So often when we deal with difficult people, it's easy to form judgments about them based on their behavior or attitudes. But have you ever stopped to wonder what has made that person so disagreeable or foolish? When the Bible says God "repays the iniquity of fathers into the bosom of their children" (v. 18), it is speaking about generational cycles of sin. Unless someone in the family line makes a deliberate choice to change, sinful and dysfunctional behavior will be passed from parent to child for many generations.
This is really just a confirmation of the principle of sowing and reaping. We pass down standards for conduct and character traits that we received from our parents. If we are unwilling to change our sinful habits and attitudes, they will very likely find their way into our children's lives.

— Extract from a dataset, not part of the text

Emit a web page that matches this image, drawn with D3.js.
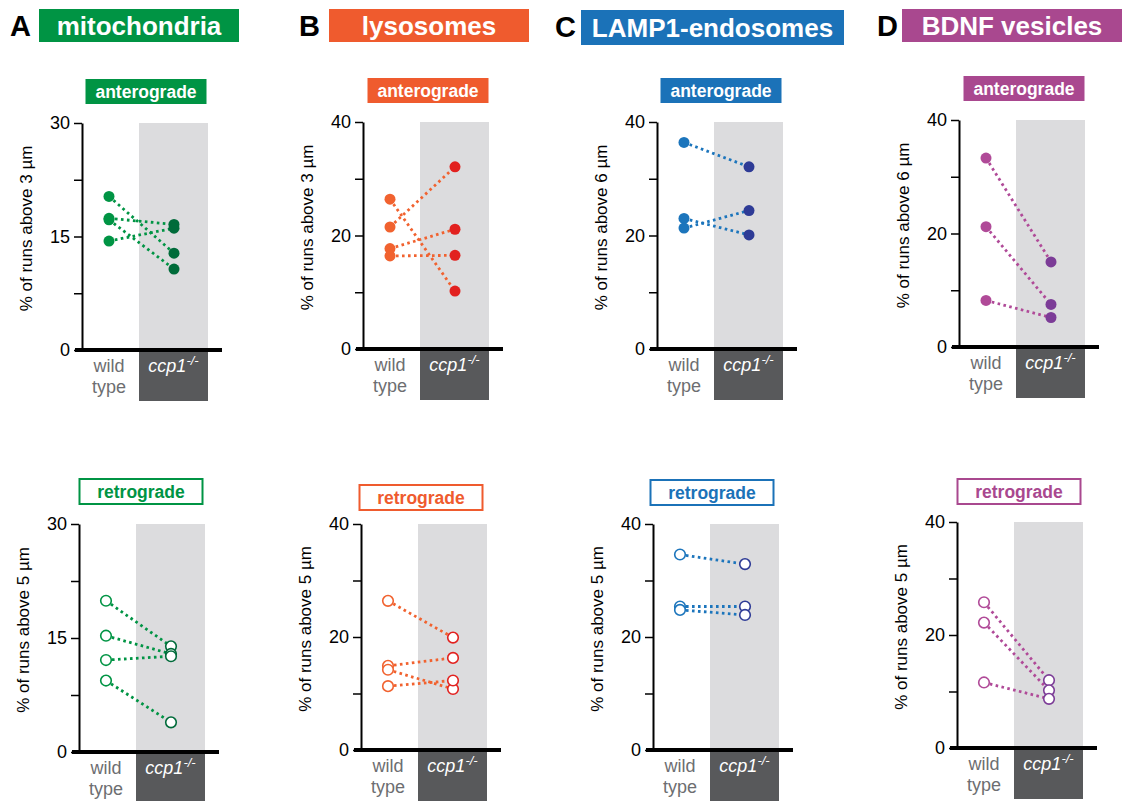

What is true for sin is also true for wounding. When a child is emotionally bruised in the home, his behavior and character may be negatively affected. With this in mind, think about a difficult person that you know. What hurts do you think shaped his or her life? A heart of compassion originates from a willingness to empathize with those who have been wounded. This doesn't excuse someone's sin, but it does aid in opening our hearts toward the individual.
What about you? Have childhood wounds contributed to who you are today? How have they affected your life? If you haven't dealt with them, you'll probably pass similar hurts down to your children. But with God's help, you can break this cycle and begin a new one that will benefit future generations.